I keep hearing the song from Hocus Pocus where Whinny (the eldest witch sister) is trying to recall a spell and her other sisters are singing/chanting to her "Remember, whinny, remember" and I substitute my name: "remember, Janet, remember"... Hummm, still it is not coming. The memory belongs to someone else. I don't even feel attached to it, no cellular memory what so ever of the event that has been revealed to me by another.

I see the world like this: We are all in our own universe that we create, like a bubble from a child's bubble machine, large enough to fit ourselves and all of our life experiences. And then I think of this memory and wonder if I don't have it because it is in someone elses bubble, and did I immerse myself in their bubble and then expell into another, and another, morphing into others universes until I don't have my own bubble per se...

Where is the energy of Janet, not my name but my being ME. Labels and names being put in a neat little box and then up on a shelf or being like a dandelion and having someone else hold it and blow~watching the seeds catch the wind and spread and scatter... pieces of me that I need to call home. Parts that need to come home, looked at, loved, and then melted into the me that is today. Yes, that feels right. Particles floating around the universe coming home to roost. And as I write this I hear the rooster reminding me its morning, another new day, another new beginning another awakening and another chance to be the best me I can be!

Tuesday, March 9, 2010

Family and Aging

Family. What a beautiful word and idea... I have been fortunate, I have learned many many MANY lessons from my familial lineage, some things challenging, some things beautiful, all things that I called to myself to help me on my path!

This past week has been full of family. Time with my parents, time with my daughter at college and today time with my son and daughter-in-law.
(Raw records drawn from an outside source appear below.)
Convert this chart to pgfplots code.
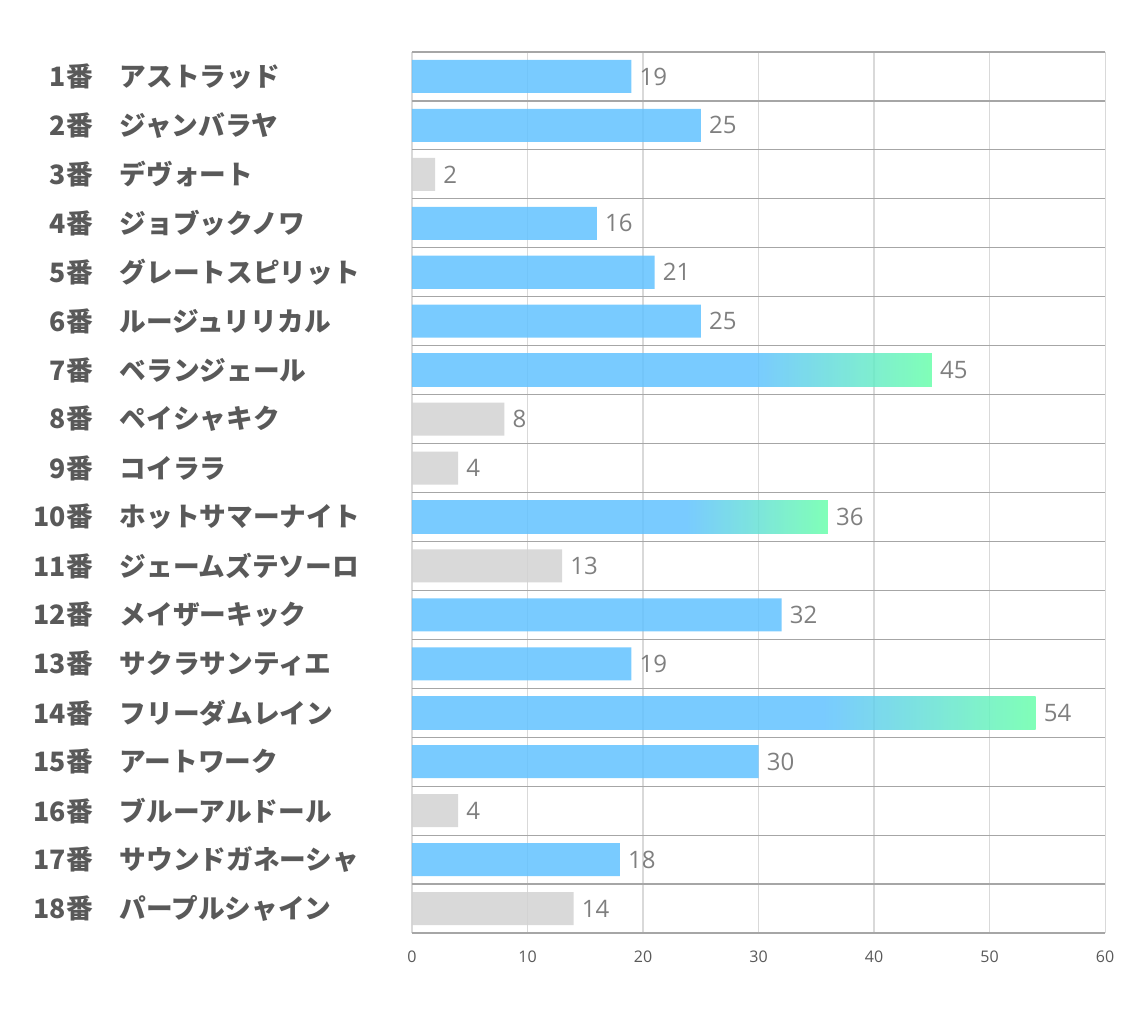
\documentclass[border=0pt]{standalone}
\usepackage{fontspec}
\setmainfont{Open Sans}
\newfontfamily\jp{Noto Sans CJK JP}
\usepackage{pgfplots}
\pgfplotsset{compat=1.18}

\definecolor{barblue}{RGB}{98,194,255}
\definecolor{bargreen}{RGB}{106,255,171}
\definecolor{bargray}{RGB}{210,210,210}
\definecolor{labgray}{RGB}{89,89,89}
\definecolor{valgray}{RGB}{127,127,127}
\definecolor{gridv}{RGB}{217,217,217}
\definecolor{gridh}{RGB}{166,166,166}

\pgfdeclarehorizontalshading{bluegreen}{100bp}{color(0bp)=(barblue); color(58bp)=(barblue); color(75bp)=(bargreen); color(100bp)=(bargreen)}

\newcommand\lab[2]{\makebox[280.5pt][l]{\makebox[41.25pt][r]{#1番}\hspace{20.25pt}#2}}

\pgfplotsset{gradbar/.style={draw=none, shading=bluegreen, fill opacity=0.85, text opacity=1}}

\begin{document}
\begin{tikzpicture}
\begin{axis}[
  xbar, bar width=0.675, bar shift=0pt,
  scale only axis, width=519.75pt, height=660.75pt,
  xmin=0, xmax=60, ymin=0.5, ymax=18.5, y dir=reverse,
  xtick={0,10,...,60}, ytick={1,...,18},
  minor ytick={0.5,1.5,...,18.5},
  xmajorgrids, yminorgrids,
  major grid style={draw=gridv, line width=0.8pt},
  minor grid style={draw=gridh, line width=0.9pt},
  axis line style={draw=none},
  major tick length=0pt, minor tick length=0pt,
  yticklabels={
    \lab{1}{アストラッド},\lab{2}{ジャンバラヤ},\lab{3}{デヴォート},
    \lab{4}{ジョブックノワ},\lab{5}{グレートスピリット},\lab{6}{ルージュリリカル},
    \lab{7}{ベランジェール},\lab{8}{ペイシャキク},\lab{9}{コイララ},
    \lab{10}{ホットサマーナイト},\lab{11}{ジェームズテソーロ},\lab{12}{メイザーキック},
    \lab{13}{サクラサンティエ},\lab{14}{フリーダムレイン},\lab{15}{アートワーク},
    \lab{16}{ブルーアルドール},\lab{17}{サウンドガネーシャ},\lab{18}{パープルシャイン}},
  yticklabel style={anchor=east, inner sep=0pt, font=\jp\bfseries\fontsize{20}{24}\selectfont, text=labgray},
  xticklabel style={font=\fontsize{12}{14}\selectfont, text=labgray, yshift=-10pt},
  /pgf/number format/assume math mode=true,
  nodes near coords,
  nodes near coords style={anchor=west, font=\fontsize{18}{20}\selectfont, text=valgray, inner sep=6pt},
  clip=false,
]
% blue bars
\addplot[draw=none, fill=barblue, fill opacity=0.85, text opacity=1] coordinates {
  (19,1) (25,2) (16,4) (21,5) (25,6) (32,12) (19,13) (30,15) (18,17)};
% gray bars
\addplot[draw=none, fill=bargray, fill opacity=0.85, text opacity=1] coordinates {
  (2,3) (8,8) (4,9) (13,11) (4,16) (14,18)};
% gradient bars, one plot each so the shading fits each bar
\addplot[gradbar] coordinates {(45,7)};
\addplot[gradbar] coordinates {(36,10)};
\addplot[gradbar] coordinates {(54,14)};
\path (axis description cs:-0.5945,1.059) (axis description cs:1.0418,-0.0988);
\end{axis}
\end{tikzpicture}
\end{document}
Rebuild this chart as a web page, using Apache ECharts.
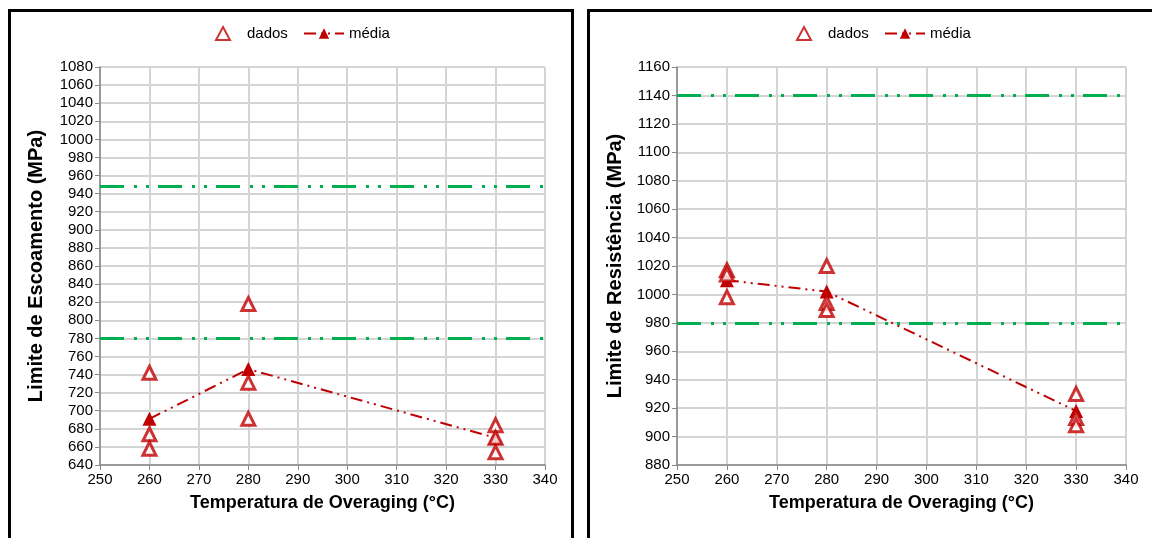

These beautiful human beings are all evolving and becoming and learning just as I am and it is such a gift to be part of the process...

The time with my parents was happy and sad because I know as they age (and they are aging ever so gracefully I might add!) they are nearing the end of their time on this planet in their earthly bodies. Of course they have not slowed down and this I am grateful for and learn from... they swim everyday, volunteer and are active socially in the retirement village that they chose to live in. They chose it because it has three "stages" of living available~independent, assisted living, and nursing care.

Mom and Dad told us kids that "they don't want to be a burden" to us, and they don't want us to "give up" our lives to care for them. Wow, I think to myself. I WANT my children to care for me at the end of my time on this planet. I want to share my thoughts and my wisdom on a daily basis. I want to be able to wake up in the middle of the night with an "aha" moment and share it with them. I want to be share memories with them about their childhood. I want to have them holding my hand if I get scared. And all of these things that I imagine for myself in "old age" I feel like I will be missing this with my parents.

I have chosen to honor their wishes and understand that everyone thinks differently, but I also sometimes feel sad that I will miss those moments of wisdom ~ and talking on the phone just is not the same as physically being connected ~ holding hands, rubbing their feet, etc... With this knowledge I made a commitment to myself: I will travel to see them at least every 6 weeks so that I CAN stay physically connected! I will bring my table and do bodywork, and touch them and love them and share my gifts with them, and they in turn can share their wisdom with me!

And so I rambled on but I leave you with this thought... We are ALL going to age. We are ALL going to have to make choices. We are ALL going to look back on our lives and make peace. And we are ALL going to move on. May you love the life you create and never look back with regret!